After several miles he was forced to turn, not yet having enough altitude to clear the crest of the Diocletian Hills Along the crest he could see thousands of soldiers standing in the open, watching the fight. The ground all along the crest was torn up with hastily dug entrenchments snaking out from either flank of the main fort that dominated the hill. The fact that they were watching, like spectators, told him that they were in the clear. Turning, he looked back. The battle was all but over. Airships were heading out to sea, flying low, several of them trailing smoke. Fires dotted the landscape between the hills and the city down on the plain, marking where two dozen or more aerosteamers had died.
We should have thought of it, I should have thought of it, and he cursed himself. It wasn’t just the losses, although he feared that they were significant—maybe a third or more of the precious Goliaths. What was worse was the mass confusion. Falcons had flown off in every direction, their top cover was off chasing the surviving attackers. What was supposed to be a coordinated att
ack, everyone going in at once, was spread out across twenty miles of airspace. As for the aerosteamer carriers, which were to have arrived by now, they were nowhere to be seen.
“How many did they get?” Igor shouted, squatting down out of his gunnery position to look over Richard’s shoulder.
“Too many.”
“Now what?”
“We go in,” and he pointed out to sea where a cloud of dark smoke blotted the horizon.
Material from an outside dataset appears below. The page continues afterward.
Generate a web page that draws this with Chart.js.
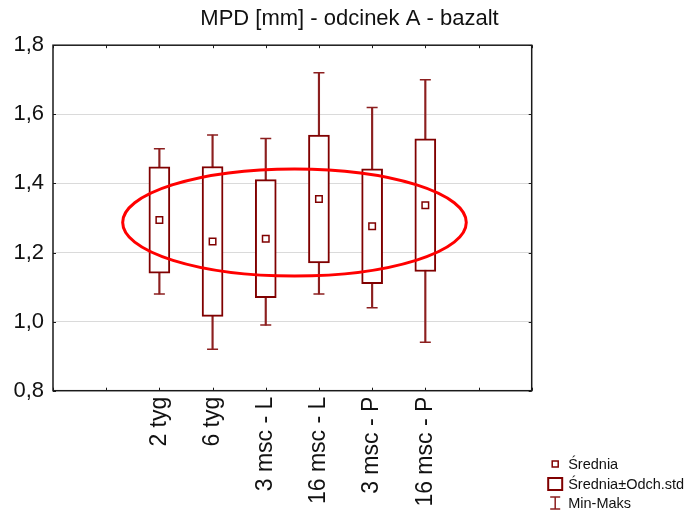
<!DOCTYPE html>
<html><head><meta charset="utf-8">
<script src="https://cdn.jsdelivr.net/npm/chart.js@4"></script>
<style>html,body{margin:0;padding:0;background:#fff}canvas{display:block}</style>
</head><body>
<canvas id="c" width="690" height="516"></canvas>
<script>
const categories = ['2 tyg', '6 tyg', '3 msc - L', '16 msc - L', '3 msc - P', '16 msc - P'];
const means = [1.294, 1.232, 1.240, 1.355, 1.276, 1.337];
const stdDevs = [0.154, 0.217, 0.171, 0.185, 0.166, 0.192];
const minimums = [1.08, 0.92, 0.99, 1.08, 1.04, 0.94];
const maximums = [1.50, 1.54, 1.53, 1.72, 1.62, 1.70];
const yTickValues = [0.8, 1.0, 1.2, 1.4, 1.6, 1.8];
const yTickLabels = ['0,8', '1,0', '1,2', '1,4', '1,6', '1,8'];
const xTickValues = [-1, 0, 1, 2, 3, 4, 5, 6, 7, 8];
const legendLabels = ['Średnia', 'Średnia±Odch.std', 'Min-Maks'];
const titleText = 'MPD [mm] - odcinek A - bazalt';
const highlight = { cx: 3.54, cy: 1.287, rx: 3.23, ry: 0.155 };

const FONT = "'Liberation Sans', Arial, sans-serif";
const MAROON = '#800000';
const WHISK = '#8c1f1f';

const xs = categories.map((c, i) => i + 1);
const boxData = xs.map((x, i) => ({ x, y: [means[i] - stdDevs[i], means[i] + stdDevs[i]] }));
const whiskerData = xs.map((x, i) => ({ x, y: [minimums[i], maximums[i]] }));
const meanData = xs.map((x, i) => ({ x, y: means[i] }));
const capData = xs.flatMap((x, i) => [{ x, y: minimums[i] }, { x, y: maximums[i] }]);

const framePlugin = {
  id: 'frame',
  beforeDatasetsDraw(chart) {
    const { ctx, chartArea: a, scales: { x, y } } = chart;
    ctx.save();
    ctx.strokeStyle = '#1a1a1a';
    ctx.lineWidth = 1.5;
    ctx.strokeRect(a.left, a.top, a.right - a.left, a.bottom - a.top);
    ctx.lineWidth = 1;
    ctx.beginPath();
    xTickValues.forEach(v => {
      const px = Math.round(x.getPixelForValue(v)) + 0.5;
      ctx.moveTo(px, a.bottom); ctx.lineTo(px, a.bottom - 3);
      ctx.moveTo(px, a.top); ctx.lineTo(px, a.top + 3);
    });
    yTickValues.forEach(v => {
      const py = Math.round(y.getPixelForValue(v)) + 0.5;
      ctx.moveTo(a.left, py); ctx.lineTo(a.left + 3, py);
      ctx.moveTo(a.right, py); ctx.lineTo(a.right - 3, py);
    });
    ctx.stroke();
    ctx.restore();
  }
};

const ellipsePlugin = {
  id: 'ellipse',
  afterDatasetsDraw(chart) {
    const { ctx, scales: { x, y } } = chart;
    const cx = x.getPixelForValue(highlight.cx);
    const cy = y.getPixelForValue(highlight.cy);
    const rx = Math.abs(x.getPixelForValue(highlight.cx + highlight.rx) - cx);
    const ry = Math.abs(y.getPixelForValue(highlight.cy + highlight.ry) - cy);
    ctx.save();
    ctx.strokeStyle = '#ff0000';
    ctx.lineWidth = 3;
    ctx.beginPath();
    ctx.ellipse(cx, cy, rx, ry, 0, 0, Math.PI * 2);
    ctx.stroke();
    ctx.restore();
  }
};

const legendPlugin = {
  id: 'customLegend',
  afterDraw(chart) {
    const { ctx, chartArea: a } = chart;
    const ix = a.right + 23.5;  // icon centre
    const tx = a.right + 36.5;  // text start
    const rows = [464, 484, 503];
    ctx.save();
    ctx.fillStyle = '#fff';
    ctx.strokeStyle = MAROON;
    ctx.lineWidth = 1.5;
    ctx.beginPath(); ctx.rect(ix - 3, rows[0] - 3, 6, 6); ctx.fill(); ctx.stroke();
    ctx.lineWidth = 2;
    ctx.beginPath(); ctx.rect(ix - 7, rows[1] - 6, 14, 12); ctx.fill(); ctx.stroke();
    ctx.strokeStyle = WHISK;
    ctx.lineWidth = 1.5;
    ctx.beginPath();
    ctx.moveTo(ix, rows[2] - 6); ctx.lineTo(ix, rows[2] + 6);
    ctx.moveTo(ix - 5, rows[2] - 6); ctx.lineTo(ix + 5, rows[2] - 6);
    ctx.moveTo(ix - 5, rows[2] + 6); ctx.lineTo(ix + 5, rows[2] + 6);
    ctx.stroke();
    ctx.fillStyle = '#111';
    ctx.font = '14.5px ' + FONT;
    ctx.textBaseline = 'middle';
    ctx.textAlign = 'left';
    legendLabels.forEach((t, i) => ctx.fillText(t, tx, rows[i] + 0.5));
    ctx.restore();
  }
};

new Chart(document.getElementById('c'), {
  type: 'bar',
  data: {
    datasets: [
      { type: 'scatter', data: meanData, order: 0, pointStyle: 'rect', pointRadius: 4.6,
        pointBorderWidth: 1.5, pointBackgroundColor: '#fff', pointBorderColor: MAROON, showLine: false },
      { type: 'bar', data: boxData, order: 1, grouped: false, barThickness: 21,
        backgroundColor: '#fff', borderColor: MAROON, borderWidth: 2, borderSkipped: false },
      { type: 'scatter', data: capData, order: 2, pointStyle: 'line', pointRadius: 5.5,
        pointBorderWidth: 1.5, pointBorderColor: WHISK, showLine: false },
      { type: 'bar', data: whiskerData, order: 3, grouped: false, barThickness: 1.5,
        backgroundColor: WHISK, borderWidth: 0 }
    ]
  },
  options: {
    responsive: false,
    animation: false,
    layout: { padding: { left: 9, right: 0, top: 0, bottom: 0 } },
    plugins: {
      legend: { display: false },
      tooltip: { enabled: false },
      title: {
        display: true, text: titleText, color: '#111',
        font: { family: FONT, size: 22, weight: 'normal' },
        padding: { top: 5.5, bottom: 13.3 }
      }
    },
    scales: {
      x: {
        type: 'linear', min: -1, max: 8, offset: false,
        afterBuildTicks: s => { s.ticks = xTickValues.map(v => ({ value: v })); },
        afterFit: s => { s.height = 125.3; },
        grid: { display: false, drawTicks: false },
        border: { display: false },
        ticks: {
          autoSkip: false, minRotation: 90, maxRotation: 90, padding: 6,
          color: '#111', font: { family: FONT, size: 23 },
          callback: v => categories[v - 1] ?? ''
        }
      },
      y: {
        type: 'linear', min: 0.8, max: 1.8,
        afterBuildTicks: s => { s.ticks = yTickValues.map(v => ({ value: v })); },
        afterFit: s => { s.width = 44; },
        grid: {
          drawTicks: false, lineWidth: 1,
          color: c => (c.tick && (c.tick.value <= 0.8 || c.tick.value >= 1.8)) ? 'rgba(0,0,0,0)' : '#dadada'
        },
        border: { display: false },
        ticks: {
          padding: 9, color: '#111', font: { family: FONT, size: 22 },
          callback: (v, i) => yTickLabels[i]
        }
      },
      yr: {
        type: 'linear', position: 'right', display: true,
        afterFit: s => { s.width = 158.3; },
        ticks: { display: false },
        grid: { display: false, drawTicks: false },
        border: { display: false }
      }
    }
  },
  plugins: [framePlugin, ellipsePlugin, legendPlugin]
});
</script>
</body></html>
Adam Rosovich stormed back and forth across the flight deck, shouting orders, watching as each of the Falcons was slowly lifted up from below, turned around, wings unfolded and engines started.
“Adam.”
It was Theodor, with a board tucked under his arm, a final check sheet for each of the planes.
“A word, son.”
“I don’t have time.”
“Yes, you do. Now come over here.”
Theodor led him over to the side railing. The sea below was still running high, waves rolling at ten to twelve feet, the crosswind breaking their tops, salty foam billowing off.
Adam looked up at the bridge beside him. The flag of the Republic was snapping, bent out; the ship’s fifteen knot speed added to the crosswind coming in abeam from the northwest.
“Could you make it short,” Adam asked testily, and Theodor put a hand on his shoulder.
“Relax, son.”
“What?”
“Just that. You’re making everyone nervous.”
“What the hell do you mean?”
“Look, son. You’re a good pilot, and you’ve got one hell of a sharp engineering mind. Varinnia saw that in you back at the academy, she had you picked out a year before you graduated, but, son, you are not the best of leaders at the moment.”
Adam bristled.
“Friendly criticism, and please take it that way. I know what it’s like to fly into a battle. In fact I’m the only man in this entire fleet who’s done it before, and I will tell you, I used to puke from fear before I went in. You, on the other hand, are running around waving your arms and shouting orders.”